### GIVEN DATA ###

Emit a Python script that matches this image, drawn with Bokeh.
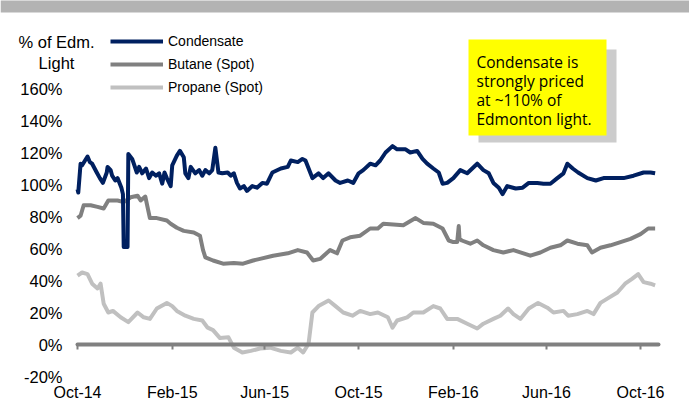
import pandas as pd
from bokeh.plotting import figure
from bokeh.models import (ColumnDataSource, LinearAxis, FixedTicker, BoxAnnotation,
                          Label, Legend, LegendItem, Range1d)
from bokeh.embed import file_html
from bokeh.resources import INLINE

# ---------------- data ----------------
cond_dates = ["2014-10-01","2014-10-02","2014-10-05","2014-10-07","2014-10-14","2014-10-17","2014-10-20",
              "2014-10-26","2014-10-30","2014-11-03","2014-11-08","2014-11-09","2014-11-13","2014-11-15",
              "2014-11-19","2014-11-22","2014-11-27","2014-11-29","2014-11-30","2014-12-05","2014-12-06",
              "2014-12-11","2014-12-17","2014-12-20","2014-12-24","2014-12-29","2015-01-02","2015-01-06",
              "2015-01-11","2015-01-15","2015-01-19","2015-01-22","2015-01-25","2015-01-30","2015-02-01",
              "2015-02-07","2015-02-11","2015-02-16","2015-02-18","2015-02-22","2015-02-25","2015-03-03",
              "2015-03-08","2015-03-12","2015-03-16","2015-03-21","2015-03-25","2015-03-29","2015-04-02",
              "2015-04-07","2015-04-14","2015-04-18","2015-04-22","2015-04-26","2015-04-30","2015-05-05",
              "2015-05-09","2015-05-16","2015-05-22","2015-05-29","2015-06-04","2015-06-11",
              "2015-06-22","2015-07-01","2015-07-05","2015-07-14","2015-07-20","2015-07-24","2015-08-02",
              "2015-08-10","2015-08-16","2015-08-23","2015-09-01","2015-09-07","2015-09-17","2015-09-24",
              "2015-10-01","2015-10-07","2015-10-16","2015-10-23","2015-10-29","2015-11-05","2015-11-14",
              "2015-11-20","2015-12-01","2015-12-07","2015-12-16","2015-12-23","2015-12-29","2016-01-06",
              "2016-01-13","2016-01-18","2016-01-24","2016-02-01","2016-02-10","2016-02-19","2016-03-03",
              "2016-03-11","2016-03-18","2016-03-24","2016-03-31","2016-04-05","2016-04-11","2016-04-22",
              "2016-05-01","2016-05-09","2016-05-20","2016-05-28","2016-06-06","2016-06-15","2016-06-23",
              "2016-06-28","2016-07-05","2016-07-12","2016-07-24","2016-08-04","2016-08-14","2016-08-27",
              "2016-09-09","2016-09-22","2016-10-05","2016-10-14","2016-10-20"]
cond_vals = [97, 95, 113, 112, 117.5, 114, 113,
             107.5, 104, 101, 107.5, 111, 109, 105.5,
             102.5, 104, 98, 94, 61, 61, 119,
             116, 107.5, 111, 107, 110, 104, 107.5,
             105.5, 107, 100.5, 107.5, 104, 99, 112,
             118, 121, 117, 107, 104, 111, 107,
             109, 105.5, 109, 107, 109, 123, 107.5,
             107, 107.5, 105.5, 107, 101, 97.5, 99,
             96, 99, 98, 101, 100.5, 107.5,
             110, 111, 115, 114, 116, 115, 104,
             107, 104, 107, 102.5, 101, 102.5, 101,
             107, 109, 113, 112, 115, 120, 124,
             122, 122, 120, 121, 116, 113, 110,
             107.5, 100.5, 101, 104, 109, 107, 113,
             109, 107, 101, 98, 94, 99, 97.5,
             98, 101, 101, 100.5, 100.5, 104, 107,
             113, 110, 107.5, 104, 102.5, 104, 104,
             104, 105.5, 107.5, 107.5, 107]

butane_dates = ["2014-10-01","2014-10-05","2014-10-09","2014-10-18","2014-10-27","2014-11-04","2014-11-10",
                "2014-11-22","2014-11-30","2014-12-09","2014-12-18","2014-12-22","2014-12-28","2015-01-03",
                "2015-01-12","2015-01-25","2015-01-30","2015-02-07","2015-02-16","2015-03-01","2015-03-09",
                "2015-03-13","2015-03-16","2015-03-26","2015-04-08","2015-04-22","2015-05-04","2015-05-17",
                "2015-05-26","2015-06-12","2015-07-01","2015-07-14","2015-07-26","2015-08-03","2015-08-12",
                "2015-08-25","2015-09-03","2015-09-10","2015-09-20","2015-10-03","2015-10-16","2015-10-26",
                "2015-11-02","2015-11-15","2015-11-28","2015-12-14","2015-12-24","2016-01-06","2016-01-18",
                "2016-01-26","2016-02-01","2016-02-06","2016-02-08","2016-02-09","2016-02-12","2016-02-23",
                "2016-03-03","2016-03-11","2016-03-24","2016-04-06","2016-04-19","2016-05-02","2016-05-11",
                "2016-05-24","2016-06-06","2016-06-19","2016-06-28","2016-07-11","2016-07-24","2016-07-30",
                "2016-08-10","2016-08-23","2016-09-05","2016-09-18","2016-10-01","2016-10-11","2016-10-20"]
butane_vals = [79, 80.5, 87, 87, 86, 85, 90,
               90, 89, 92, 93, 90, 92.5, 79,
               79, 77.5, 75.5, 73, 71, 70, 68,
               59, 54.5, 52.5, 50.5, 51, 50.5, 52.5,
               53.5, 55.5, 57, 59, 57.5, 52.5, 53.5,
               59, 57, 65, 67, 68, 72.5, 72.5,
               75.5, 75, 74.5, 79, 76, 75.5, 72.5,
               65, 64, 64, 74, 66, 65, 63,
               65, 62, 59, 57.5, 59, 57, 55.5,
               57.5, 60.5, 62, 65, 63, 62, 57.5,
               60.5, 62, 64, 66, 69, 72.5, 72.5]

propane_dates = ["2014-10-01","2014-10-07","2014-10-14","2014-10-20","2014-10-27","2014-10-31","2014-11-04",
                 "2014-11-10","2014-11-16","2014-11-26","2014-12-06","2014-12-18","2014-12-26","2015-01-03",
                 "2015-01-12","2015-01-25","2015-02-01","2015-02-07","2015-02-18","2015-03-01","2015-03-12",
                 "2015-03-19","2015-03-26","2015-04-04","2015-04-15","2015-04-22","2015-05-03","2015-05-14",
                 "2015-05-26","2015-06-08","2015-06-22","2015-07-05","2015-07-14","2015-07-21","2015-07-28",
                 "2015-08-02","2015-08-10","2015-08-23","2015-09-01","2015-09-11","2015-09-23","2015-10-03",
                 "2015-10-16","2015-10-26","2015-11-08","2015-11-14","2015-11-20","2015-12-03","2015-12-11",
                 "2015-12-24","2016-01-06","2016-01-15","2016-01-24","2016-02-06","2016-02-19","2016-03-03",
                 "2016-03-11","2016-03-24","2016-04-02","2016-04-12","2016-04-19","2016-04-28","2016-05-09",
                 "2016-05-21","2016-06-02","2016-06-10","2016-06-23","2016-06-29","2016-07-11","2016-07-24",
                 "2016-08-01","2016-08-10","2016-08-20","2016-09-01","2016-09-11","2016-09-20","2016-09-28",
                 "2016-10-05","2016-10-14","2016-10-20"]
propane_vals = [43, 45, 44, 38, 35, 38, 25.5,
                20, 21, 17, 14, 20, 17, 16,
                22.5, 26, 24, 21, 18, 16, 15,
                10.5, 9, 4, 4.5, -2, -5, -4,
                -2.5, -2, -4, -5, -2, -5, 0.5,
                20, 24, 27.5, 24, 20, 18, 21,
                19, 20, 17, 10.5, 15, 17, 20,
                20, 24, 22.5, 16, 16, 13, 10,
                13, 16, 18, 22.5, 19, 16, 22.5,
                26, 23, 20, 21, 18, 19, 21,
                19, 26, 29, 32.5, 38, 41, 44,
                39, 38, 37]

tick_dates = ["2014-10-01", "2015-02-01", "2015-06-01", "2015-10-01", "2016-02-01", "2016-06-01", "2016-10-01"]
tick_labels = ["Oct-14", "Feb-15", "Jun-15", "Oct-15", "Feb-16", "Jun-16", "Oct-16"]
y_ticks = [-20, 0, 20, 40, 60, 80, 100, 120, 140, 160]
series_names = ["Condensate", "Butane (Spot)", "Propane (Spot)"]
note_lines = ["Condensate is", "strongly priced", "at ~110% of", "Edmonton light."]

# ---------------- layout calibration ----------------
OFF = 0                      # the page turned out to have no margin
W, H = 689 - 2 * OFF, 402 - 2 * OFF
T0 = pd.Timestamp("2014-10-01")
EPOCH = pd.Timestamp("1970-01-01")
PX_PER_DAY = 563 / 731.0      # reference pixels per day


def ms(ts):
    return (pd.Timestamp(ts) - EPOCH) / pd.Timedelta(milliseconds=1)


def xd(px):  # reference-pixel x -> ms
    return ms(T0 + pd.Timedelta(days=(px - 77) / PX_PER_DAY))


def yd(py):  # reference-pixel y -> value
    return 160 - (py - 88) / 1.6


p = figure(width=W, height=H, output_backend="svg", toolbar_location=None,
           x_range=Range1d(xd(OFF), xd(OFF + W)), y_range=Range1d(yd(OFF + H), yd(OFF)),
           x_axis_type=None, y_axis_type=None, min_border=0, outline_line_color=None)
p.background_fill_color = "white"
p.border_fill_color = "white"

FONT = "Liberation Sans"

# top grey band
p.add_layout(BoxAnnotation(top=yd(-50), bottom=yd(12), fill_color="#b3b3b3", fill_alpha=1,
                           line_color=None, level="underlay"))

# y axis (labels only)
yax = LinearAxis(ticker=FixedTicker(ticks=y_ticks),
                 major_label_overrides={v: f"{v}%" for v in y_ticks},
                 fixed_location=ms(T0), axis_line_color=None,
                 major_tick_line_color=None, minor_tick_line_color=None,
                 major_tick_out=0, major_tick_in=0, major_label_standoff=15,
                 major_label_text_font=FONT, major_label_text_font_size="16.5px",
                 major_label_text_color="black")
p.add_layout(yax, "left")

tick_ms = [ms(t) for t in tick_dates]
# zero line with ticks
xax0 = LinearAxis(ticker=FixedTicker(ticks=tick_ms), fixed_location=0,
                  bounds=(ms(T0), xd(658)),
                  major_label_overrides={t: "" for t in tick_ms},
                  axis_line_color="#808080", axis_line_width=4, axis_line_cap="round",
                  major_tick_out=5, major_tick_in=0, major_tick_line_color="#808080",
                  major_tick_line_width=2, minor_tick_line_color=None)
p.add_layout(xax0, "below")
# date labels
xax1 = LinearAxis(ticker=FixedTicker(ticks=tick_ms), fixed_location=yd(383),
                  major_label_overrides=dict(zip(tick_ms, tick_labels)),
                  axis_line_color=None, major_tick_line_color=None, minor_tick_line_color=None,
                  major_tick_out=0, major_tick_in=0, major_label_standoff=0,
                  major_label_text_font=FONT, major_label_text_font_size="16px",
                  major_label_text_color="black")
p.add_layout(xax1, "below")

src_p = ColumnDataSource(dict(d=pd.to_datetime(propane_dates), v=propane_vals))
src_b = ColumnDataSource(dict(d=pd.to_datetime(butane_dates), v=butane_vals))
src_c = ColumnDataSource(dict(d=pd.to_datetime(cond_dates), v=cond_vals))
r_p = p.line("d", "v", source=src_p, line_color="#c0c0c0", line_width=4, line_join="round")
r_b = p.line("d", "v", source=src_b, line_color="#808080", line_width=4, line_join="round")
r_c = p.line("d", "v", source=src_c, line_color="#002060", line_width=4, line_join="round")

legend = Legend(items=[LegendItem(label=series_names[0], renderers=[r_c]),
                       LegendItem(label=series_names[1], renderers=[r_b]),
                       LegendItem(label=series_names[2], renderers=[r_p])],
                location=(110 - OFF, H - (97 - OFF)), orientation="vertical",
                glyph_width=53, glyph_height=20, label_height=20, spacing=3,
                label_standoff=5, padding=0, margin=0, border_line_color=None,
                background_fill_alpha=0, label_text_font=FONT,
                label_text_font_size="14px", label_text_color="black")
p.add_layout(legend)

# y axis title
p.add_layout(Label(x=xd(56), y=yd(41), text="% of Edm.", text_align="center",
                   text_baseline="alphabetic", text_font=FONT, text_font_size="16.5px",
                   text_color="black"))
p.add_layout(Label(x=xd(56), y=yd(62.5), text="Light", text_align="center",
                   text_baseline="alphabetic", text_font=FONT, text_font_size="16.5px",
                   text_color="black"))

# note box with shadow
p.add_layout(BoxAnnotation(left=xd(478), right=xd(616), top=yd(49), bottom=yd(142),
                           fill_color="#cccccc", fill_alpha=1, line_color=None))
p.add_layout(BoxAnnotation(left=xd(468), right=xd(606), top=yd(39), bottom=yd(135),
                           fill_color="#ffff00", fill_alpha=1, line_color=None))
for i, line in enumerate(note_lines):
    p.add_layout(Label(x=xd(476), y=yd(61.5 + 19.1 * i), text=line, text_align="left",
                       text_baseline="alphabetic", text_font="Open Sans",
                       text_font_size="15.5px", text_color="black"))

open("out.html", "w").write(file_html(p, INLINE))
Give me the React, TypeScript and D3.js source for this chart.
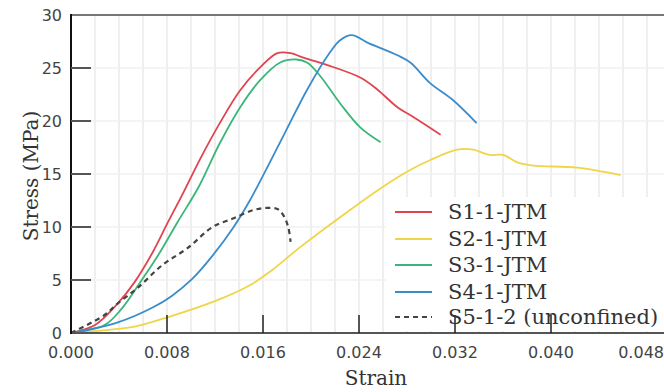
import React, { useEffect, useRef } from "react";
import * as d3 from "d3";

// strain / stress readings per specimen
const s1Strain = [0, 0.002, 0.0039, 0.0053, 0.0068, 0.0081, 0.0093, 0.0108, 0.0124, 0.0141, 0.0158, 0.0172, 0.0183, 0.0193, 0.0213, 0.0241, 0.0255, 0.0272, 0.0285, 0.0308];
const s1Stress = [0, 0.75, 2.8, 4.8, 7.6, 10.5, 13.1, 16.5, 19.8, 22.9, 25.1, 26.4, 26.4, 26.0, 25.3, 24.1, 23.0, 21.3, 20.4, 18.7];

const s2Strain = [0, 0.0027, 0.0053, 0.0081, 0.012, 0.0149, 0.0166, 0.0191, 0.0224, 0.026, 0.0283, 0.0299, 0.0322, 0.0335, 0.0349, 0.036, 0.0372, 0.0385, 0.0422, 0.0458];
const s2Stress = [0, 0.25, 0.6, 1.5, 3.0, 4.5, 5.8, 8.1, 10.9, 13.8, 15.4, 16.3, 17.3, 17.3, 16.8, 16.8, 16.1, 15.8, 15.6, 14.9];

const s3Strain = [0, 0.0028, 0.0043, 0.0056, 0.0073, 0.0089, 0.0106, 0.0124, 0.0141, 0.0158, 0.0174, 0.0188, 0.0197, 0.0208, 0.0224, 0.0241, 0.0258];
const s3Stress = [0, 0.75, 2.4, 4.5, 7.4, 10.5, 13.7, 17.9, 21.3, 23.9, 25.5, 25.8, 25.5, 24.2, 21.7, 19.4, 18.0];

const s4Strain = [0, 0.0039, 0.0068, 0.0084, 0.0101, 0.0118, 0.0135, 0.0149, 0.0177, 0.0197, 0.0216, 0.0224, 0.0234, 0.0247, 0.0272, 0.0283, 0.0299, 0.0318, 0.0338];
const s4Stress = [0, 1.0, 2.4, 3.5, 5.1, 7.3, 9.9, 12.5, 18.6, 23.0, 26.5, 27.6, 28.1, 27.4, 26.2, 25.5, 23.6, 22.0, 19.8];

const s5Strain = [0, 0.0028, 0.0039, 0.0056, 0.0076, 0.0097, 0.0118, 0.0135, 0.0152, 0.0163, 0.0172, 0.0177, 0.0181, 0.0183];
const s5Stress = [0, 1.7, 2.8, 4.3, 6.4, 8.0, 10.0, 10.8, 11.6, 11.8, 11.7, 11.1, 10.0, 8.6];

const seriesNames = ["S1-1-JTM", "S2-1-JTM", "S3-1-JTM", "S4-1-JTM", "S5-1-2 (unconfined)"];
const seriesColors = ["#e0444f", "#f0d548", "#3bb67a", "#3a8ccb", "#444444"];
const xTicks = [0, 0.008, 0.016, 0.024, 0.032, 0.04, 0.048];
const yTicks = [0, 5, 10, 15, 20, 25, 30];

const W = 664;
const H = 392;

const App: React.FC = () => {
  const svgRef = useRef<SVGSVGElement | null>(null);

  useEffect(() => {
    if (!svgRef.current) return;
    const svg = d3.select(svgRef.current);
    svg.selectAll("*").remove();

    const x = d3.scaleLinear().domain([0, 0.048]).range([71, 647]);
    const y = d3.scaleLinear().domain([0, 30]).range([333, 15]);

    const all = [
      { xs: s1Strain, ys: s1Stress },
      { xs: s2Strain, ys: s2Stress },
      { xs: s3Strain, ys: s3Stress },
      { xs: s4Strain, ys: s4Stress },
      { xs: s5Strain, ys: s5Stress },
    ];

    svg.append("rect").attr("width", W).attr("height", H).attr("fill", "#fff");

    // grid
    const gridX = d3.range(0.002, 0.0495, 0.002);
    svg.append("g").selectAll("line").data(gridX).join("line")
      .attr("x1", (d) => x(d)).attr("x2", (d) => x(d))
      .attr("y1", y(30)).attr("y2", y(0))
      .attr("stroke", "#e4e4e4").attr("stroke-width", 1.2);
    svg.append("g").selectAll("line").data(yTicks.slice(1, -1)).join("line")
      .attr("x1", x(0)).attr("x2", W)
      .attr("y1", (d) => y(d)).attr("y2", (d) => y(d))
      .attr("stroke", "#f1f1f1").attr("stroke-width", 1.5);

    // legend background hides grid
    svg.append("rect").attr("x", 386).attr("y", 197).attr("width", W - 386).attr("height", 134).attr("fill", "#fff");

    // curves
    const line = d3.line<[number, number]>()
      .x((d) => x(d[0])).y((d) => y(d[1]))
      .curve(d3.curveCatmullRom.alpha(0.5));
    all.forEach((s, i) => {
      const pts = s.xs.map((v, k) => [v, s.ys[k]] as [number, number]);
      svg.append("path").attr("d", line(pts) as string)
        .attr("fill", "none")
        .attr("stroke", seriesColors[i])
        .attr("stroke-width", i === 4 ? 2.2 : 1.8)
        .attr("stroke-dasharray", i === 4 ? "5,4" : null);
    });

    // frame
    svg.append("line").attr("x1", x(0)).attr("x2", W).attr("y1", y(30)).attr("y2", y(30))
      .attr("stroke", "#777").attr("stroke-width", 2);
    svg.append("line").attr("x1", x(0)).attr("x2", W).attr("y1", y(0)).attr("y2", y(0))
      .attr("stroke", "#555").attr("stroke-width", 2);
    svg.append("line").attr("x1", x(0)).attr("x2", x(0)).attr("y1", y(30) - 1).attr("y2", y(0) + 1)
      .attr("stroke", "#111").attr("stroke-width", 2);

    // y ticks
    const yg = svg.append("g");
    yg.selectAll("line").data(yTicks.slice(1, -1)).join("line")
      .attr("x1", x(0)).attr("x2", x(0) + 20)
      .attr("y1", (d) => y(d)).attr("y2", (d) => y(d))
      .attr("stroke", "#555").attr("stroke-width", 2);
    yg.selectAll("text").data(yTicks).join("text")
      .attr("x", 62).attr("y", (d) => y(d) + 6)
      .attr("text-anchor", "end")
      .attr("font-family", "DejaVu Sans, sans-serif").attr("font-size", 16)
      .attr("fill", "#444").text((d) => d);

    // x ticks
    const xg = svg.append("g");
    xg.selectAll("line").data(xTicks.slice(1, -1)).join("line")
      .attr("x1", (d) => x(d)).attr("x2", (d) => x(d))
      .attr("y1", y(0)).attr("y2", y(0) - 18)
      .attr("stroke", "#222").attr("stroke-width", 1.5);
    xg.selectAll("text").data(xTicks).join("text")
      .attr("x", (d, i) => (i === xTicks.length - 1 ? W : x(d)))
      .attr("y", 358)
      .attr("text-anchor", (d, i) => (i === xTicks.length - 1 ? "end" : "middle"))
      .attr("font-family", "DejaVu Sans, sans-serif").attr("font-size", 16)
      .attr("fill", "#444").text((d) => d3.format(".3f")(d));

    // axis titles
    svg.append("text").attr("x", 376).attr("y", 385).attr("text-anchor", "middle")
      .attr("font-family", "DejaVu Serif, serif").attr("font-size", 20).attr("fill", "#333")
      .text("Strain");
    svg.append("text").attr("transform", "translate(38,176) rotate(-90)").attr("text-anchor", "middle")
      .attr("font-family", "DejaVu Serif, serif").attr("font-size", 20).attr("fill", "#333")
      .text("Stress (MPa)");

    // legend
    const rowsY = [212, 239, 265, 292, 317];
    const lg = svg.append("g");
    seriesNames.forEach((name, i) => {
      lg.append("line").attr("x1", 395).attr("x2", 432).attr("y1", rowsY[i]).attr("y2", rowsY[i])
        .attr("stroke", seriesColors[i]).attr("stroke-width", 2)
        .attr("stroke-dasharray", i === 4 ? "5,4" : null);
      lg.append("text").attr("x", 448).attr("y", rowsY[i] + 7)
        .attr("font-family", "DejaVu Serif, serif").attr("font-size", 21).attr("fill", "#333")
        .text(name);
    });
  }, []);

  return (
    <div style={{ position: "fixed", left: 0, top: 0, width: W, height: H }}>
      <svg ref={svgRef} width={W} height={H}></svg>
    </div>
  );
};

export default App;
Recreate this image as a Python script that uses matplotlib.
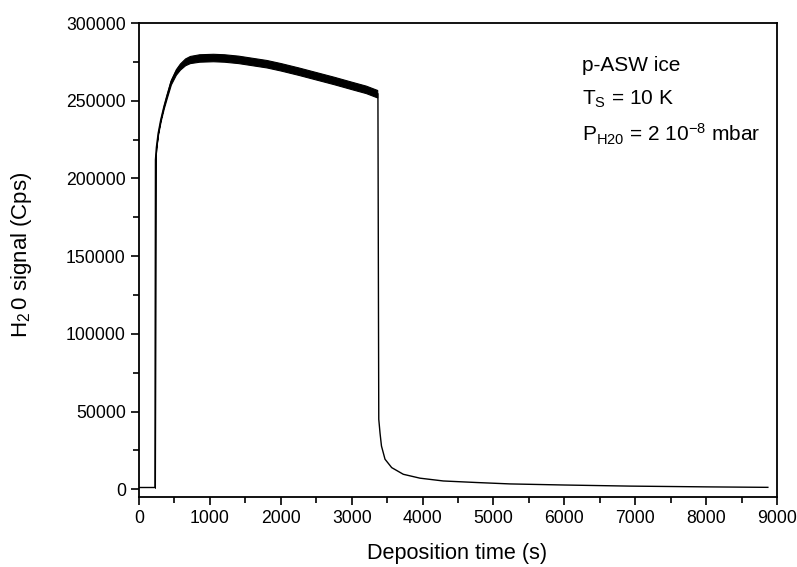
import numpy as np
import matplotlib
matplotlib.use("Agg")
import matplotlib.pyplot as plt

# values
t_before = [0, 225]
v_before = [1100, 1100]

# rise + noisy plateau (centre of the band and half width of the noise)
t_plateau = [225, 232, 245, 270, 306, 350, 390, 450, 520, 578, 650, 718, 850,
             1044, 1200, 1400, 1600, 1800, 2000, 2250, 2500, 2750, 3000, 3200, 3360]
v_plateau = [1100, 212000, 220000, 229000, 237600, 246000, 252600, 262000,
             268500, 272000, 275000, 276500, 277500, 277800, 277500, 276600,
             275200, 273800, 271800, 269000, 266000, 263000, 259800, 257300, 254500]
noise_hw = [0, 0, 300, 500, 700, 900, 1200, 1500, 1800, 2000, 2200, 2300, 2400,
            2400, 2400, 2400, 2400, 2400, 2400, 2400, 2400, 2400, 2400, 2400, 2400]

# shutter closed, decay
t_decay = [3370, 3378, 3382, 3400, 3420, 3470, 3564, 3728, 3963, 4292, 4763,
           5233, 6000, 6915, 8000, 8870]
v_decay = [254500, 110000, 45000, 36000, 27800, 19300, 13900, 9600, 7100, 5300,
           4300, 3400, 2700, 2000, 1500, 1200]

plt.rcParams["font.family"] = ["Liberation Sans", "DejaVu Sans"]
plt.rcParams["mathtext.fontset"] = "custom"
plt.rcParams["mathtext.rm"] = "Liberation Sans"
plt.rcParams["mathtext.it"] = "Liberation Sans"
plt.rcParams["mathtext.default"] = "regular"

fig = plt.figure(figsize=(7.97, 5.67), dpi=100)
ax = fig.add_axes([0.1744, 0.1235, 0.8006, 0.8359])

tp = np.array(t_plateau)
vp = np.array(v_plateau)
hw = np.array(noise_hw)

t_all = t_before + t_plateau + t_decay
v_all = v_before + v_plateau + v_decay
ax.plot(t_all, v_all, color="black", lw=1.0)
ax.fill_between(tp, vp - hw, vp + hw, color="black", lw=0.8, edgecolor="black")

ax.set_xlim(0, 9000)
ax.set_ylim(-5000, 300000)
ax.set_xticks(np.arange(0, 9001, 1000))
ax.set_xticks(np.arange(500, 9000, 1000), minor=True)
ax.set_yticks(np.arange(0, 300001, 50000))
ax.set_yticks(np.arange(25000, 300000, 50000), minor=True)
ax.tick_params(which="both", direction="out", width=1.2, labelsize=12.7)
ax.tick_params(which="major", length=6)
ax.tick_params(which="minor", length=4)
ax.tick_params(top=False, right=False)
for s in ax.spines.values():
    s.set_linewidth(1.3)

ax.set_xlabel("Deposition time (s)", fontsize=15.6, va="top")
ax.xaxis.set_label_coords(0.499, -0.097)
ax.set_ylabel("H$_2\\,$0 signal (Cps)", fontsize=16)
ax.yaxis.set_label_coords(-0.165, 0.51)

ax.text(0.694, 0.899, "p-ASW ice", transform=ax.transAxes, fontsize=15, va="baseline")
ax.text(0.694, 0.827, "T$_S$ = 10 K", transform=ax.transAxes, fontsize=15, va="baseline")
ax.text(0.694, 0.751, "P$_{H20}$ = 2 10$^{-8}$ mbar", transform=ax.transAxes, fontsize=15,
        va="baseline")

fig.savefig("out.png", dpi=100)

###

Leave out the pictures and repeat exactly the lines from the start of the material through the line that contains "from bokeh.resources import INLINE", both included.

## REPLY
Emit a Python script that matches this image, drawn with Bokeh.
import pandas as pd
from bokeh.plotting import figure
from bokeh.models import (ColumnDataSource, LinearAxis, FixedTicker, BoxAnnotation,
                          Label, Legend, LegendItem, Range1d)
from bokeh.embed import file_html
from bokeh.resources import INLINE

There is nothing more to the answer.